* _Given exercise_
Make an exact copy of the data below, leaving out every picture.

+++ Supplied information +++

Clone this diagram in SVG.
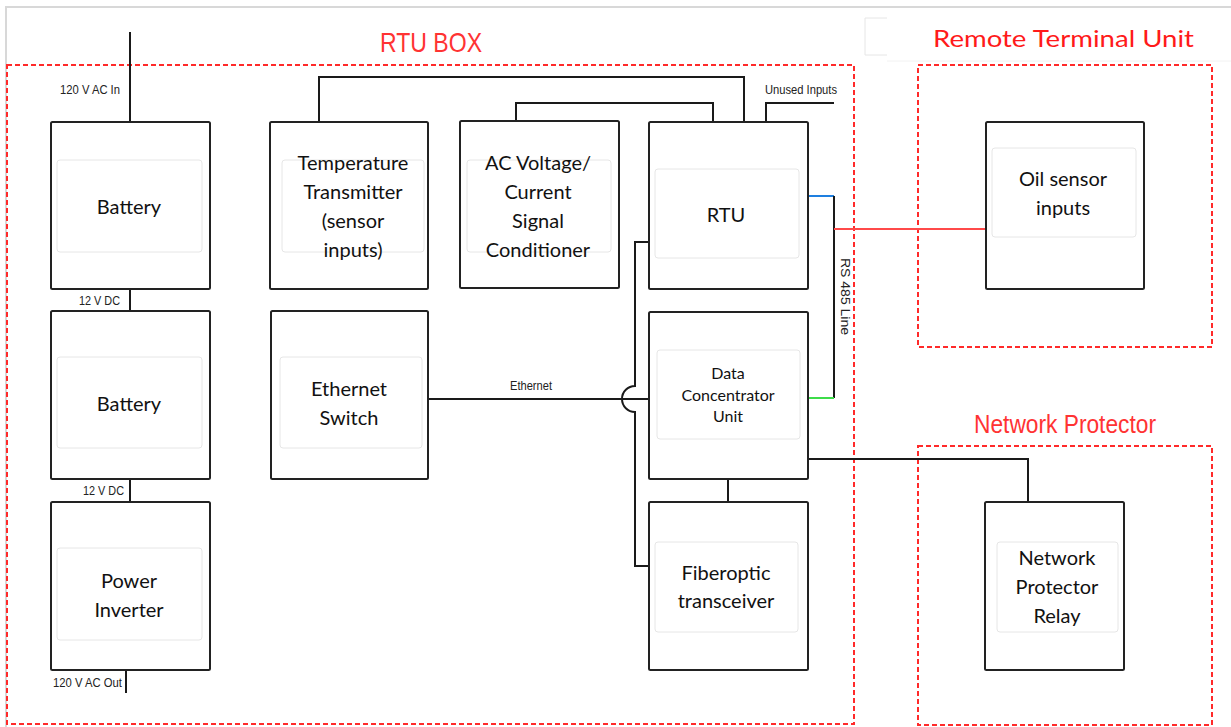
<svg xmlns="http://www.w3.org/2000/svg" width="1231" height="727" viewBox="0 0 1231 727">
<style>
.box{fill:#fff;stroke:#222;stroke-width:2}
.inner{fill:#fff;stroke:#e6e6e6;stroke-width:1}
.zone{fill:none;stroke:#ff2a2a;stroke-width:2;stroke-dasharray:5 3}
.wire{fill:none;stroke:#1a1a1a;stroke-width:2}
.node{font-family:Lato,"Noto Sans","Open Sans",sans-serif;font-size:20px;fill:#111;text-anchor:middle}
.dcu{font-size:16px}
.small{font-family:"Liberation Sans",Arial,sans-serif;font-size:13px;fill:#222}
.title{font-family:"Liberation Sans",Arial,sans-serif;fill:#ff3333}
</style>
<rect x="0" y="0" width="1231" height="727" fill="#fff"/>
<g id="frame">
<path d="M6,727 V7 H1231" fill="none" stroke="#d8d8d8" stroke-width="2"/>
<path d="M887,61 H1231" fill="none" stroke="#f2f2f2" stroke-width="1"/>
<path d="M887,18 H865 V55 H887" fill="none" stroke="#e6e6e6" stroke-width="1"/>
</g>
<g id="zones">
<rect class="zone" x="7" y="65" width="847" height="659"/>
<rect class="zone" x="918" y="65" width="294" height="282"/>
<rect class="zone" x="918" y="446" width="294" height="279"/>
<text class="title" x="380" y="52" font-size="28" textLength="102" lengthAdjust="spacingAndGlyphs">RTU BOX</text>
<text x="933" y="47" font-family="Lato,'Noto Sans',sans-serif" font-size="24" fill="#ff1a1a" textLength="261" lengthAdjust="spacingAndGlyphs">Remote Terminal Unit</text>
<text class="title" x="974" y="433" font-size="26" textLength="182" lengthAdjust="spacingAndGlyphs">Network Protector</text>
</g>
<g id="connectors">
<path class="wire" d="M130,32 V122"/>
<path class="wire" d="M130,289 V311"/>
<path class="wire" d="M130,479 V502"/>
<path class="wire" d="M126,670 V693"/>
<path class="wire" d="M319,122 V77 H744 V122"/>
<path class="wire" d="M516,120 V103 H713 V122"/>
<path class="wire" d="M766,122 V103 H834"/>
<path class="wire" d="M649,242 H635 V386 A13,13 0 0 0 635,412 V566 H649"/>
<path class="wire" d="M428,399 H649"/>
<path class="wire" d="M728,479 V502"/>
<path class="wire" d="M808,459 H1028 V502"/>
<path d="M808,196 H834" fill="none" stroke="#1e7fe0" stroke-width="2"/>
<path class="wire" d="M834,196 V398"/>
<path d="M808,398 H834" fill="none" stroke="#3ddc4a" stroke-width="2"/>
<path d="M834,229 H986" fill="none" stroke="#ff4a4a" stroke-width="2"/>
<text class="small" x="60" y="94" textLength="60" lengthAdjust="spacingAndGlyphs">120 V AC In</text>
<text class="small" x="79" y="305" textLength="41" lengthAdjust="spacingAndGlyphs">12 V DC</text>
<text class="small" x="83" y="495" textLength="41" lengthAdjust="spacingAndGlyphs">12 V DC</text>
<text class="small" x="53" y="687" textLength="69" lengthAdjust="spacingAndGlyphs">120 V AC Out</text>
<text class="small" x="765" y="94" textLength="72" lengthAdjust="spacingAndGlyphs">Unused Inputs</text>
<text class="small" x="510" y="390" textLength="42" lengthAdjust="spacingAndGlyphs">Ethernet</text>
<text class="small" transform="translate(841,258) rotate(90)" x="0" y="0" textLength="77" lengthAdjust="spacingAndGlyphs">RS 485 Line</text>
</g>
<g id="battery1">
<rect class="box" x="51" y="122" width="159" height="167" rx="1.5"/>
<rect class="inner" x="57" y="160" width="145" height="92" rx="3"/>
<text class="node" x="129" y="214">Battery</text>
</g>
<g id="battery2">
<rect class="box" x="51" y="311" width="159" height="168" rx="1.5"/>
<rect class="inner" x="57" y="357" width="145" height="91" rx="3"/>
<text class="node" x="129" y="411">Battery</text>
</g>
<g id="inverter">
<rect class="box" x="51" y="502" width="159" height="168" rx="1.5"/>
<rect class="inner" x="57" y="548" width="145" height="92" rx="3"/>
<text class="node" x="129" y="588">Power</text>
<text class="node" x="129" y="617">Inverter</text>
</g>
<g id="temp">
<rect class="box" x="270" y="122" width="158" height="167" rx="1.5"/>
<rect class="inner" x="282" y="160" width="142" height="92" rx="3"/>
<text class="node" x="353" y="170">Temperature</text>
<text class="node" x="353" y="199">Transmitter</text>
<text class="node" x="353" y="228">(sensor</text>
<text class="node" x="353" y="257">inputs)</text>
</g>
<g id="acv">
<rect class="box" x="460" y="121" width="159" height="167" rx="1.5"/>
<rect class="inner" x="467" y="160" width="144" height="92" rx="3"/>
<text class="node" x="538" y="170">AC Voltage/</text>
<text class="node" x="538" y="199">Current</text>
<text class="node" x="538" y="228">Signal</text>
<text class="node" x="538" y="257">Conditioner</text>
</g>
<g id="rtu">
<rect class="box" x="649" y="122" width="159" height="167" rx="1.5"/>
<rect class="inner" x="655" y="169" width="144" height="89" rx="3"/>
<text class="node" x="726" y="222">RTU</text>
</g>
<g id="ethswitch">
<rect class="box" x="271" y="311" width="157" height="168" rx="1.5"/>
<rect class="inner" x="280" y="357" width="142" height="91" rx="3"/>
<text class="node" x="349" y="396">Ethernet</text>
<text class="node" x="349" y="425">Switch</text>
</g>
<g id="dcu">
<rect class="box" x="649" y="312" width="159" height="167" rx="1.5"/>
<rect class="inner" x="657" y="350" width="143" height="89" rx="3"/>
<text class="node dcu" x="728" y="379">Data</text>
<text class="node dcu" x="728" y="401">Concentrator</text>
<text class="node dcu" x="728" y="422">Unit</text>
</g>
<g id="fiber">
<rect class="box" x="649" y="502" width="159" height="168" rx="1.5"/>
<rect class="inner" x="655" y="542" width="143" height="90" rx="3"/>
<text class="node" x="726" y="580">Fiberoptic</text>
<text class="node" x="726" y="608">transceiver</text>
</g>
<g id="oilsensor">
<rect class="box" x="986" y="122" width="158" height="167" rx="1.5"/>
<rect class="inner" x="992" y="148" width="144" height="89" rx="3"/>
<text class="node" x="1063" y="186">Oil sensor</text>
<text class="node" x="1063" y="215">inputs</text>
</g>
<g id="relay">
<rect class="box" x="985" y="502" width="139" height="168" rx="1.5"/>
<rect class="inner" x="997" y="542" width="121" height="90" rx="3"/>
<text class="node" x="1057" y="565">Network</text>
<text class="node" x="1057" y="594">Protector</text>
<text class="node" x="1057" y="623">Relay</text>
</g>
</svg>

+++

* _Task response_
Clone this diagram in SVG.
<svg xmlns="http://www.w3.org/2000/svg" width="1231" height="727" viewBox="0 0 1231 727">
<style>
.box{fill:#fff;stroke:#222;stroke-width:2}
.inner{fill:#fff;stroke:#e6e6e6;stroke-width:1}
.zone{fill:none;stroke:#ff2a2a;stroke-width:2;stroke-dasharray:5 3}
.wire{fill:none;stroke:#1a1a1a;stroke-width:2}
.node{font-family:Lato,"Noto Sans","Open Sans",sans-serif;font-size:20px;fill:#111;text-anchor:middle}
.dcu{font-size:16px}
.small{font-family:"Liberation Sans",Arial,sans-serif;font-size:13px;fill:#222}
.title{font-family:"Liberation Sans",Arial,sans-serif;fill:#ff3333}
</style>
<rect x="0" y="0" width="1231" height="727" fill="#fff"/>
<g id="frame">
<path d="M6,727 V7 H1231" fill="none" stroke="#d8d8d8" stroke-width="2"/>
<path d="M887,61 H1231" fill="none" stroke="#f2f2f2" stroke-width="1"/>
<path d="M887,18 H865 V55 H887" fill="none" stroke="#e6e6e6" stroke-width="1"/>
</g>
<g id="zones">
<rect class="zone" x="7" y="65" width="847" height="659"/>
<rect class="zone" x="918" y="65" width="294" height="282"/>
<rect class="zone" x="918" y="446" width="294" height="279"/>
<text class="title" x="380" y="52" font-size="28" textLength="102" lengthAdjust="spacingAndGlyphs">RTU BOX</text>
<text x="933" y="47" font-family="Lato,'Noto Sans',sans-serif" font-size="24" fill="#ff1a1a" textLength="261" lengthAdjust="spacingAndGlyphs">Remote Terminal Unit</text>
<text class="title" x="974" y="433" font-size="26" textLength="182" lengthAdjust="spacingAndGlyphs">Network Protector</text>
</g>
<g id="connectors">
<path class="wire" d="M130,32 V122"/>
<path class="wire" d="M130,289 V311"/>
<path class="wire" d="M130,479 V502"/>
<path class="wire" d="M126,670 V693"/>
<path class="wire" d="M319,122 V77 H744 V122"/>
<path class="wire" d="M516,120 V103 H713 V122"/>
<path class="wire" d="M766,122 V103 H834"/>
<path class="wire" d="M649,242 H635 V386 A13,13 0 0 0 635,412 V566 H649"/>
<path class="wire" d="M428,399 H649"/>
<path class="wire" d="M728,479 V502"/>
<path class="wire" d="M808,459 H1028 V502"/>
<path d="M808,196 H834" fill="none" stroke="#1e7fe0" stroke-width="2"/>
<path class="wire" d="M834,196 V398"/>
<path d="M808,398 H834" fill="none" stroke="#3ddc4a" stroke-width="2"/>
<path d="M834,229 H986" fill="none" stroke="#ff4a4a" stroke-width="2"/>
<text class="small" x="60" y="94" textLength="60" lengthAdjust="spacingAndGlyphs">120 V AC In</text>
<text class="small" x="79" y="305" textLength="41" lengthAdjust="spacingAndGlyphs">12 V DC</text>
<text class="small" x="83" y="495" textLength="41" lengthAdjust="spacingAndGlyphs">12 V DC</text>
<text class="small" x="53" y="687" textLength="69" lengthAdjust="spacingAndGlyphs">120 V AC Out</text>
<text class="small" x="765" y="94" textLength="72" lengthAdjust="spacingAndGlyphs">Unused Inputs</text>
<text class="small" x="510" y="390" textLength="42" lengthAdjust="spacingAndGlyphs">Ethernet</text>
<text class="small" transform="translate(841,258) rotate(90)" x="0" y="0" textLength="77" lengthAdjust="spacingAndGlyphs">RS 485 Line</text>
</g>
<g id="battery1">
<rect class="box" x="51" y="122" width="159" height="167" rx="1.5"/>
<rect class="inner" x="57" y="160" width="145" height="92" rx="3"/>
<text class="node" x="129" y="214">Battery</text>
</g>
<g id="battery2">
<rect class="box" x="51" y="311" width="159" height="168" rx="1.5"/>
<rect class="inner" x="57" y="357" width="145" height="91" rx="3"/>
<text class="node" x="129" y="411">Battery</text>
</g>
<g id="inverter">
<rect class="box" x="51" y="502" width="159" height="168" rx="1.5"/>
<rect class="inner" x="57" y="548" width="145" height="92" rx="3"/>
<text class="node" x="129" y="588">Power</text>
<text class="node" x="129" y="617">Inverter</text>
</g>
<g id="temp">
<rect class="box" x="270" y="122" width="158" height="167" rx="1.5"/>
<rect class="inner" x="282" y="160" width="142" height="92" rx="3"/>
<text class="node" x="353" y="170">Temperature</text>
<text class="node" x="353" y="199">Transmitter</text>
<text class="node" x="353" y="228">(sensor</text>
<text class="node" x="353" y="257">inputs)</text>
</g>
<g id="acv">
<rect class="box" x="460" y="121" width="159" height="167" rx="1.5"/>
<rect class="inner" x="467" y="160" width="144" height="92" rx="3"/>
<text class="node" x="538" y="170">AC Voltage/</text>
<text class="node" x="538" y="199">Current</text>
<text class="node" x="538" y="228">Signal</text>
<text class="node" x="538" y="257">Conditioner</text>
</g>
<g id="rtu">
<rect class="box" x="649" y="122" width="159" height="167" rx="1.5"/>
<rect class="inner" x="655" y="169" width="144" height="89" rx="3"/>
<text class="node" x="726" y="222">RTU</text>
</g>
<g id="ethswitch">
<rect class="box" x="271" y="311" width="157" height="168" rx="1.5"/>
<rect class="inner" x="280" y="357" width="142" height="91" rx="3"/>
<text class="node" x="349" y="396">Ethernet</text>
<text class="node" x="349" y="425">Switch</text>
</g>
<g id="dcu">
<rect class="box" x="649" y="312" width="159" height="167" rx="1.5"/>
<rect class="inner" x="657" y="350" width="143" height="89" rx="3"/>
<text class="node dcu" x="728" y="379">Data</text>
<text class="node dcu" x="728" y="401">Concentrator</text>
<text class="node dcu" x="728" y="422">Unit</text>
</g>
<g id="fiber">
<rect class="box" x="649" y="502" width="159" height="168" rx="1.5"/>
<rect class="inner" x="655" y="542" width="143" height="90" rx="3"/>
<text class="node" x="726" y="580">Fiberoptic</text>
<text class="node" x="726" y="608">transceiver</text>
</g>
<g id="oilsensor">
<rect class="box" x="986" y="122" width="158" height="167" rx="1.5"/>
<rect class="inner" x="992" y="148" width="144" height="89" rx="3"/>
<text class="node" x="1063" y="186">Oil sensor</text>
<text class="node" x="1063" y="215">inputs</text>
</g>
<g id="relay">
<rect class="box" x="985" y="502" width="139" height="168" rx="1.5"/>
<rect class="inner" x="997" y="542" width="121" height="90" rx="3"/>
<text class="node" x="1057" y="565">Network</text>
<text class="node" x="1057" y="594">Protector</text>
<text class="node" x="1057" y="623">Relay</text>
</g>
</svg>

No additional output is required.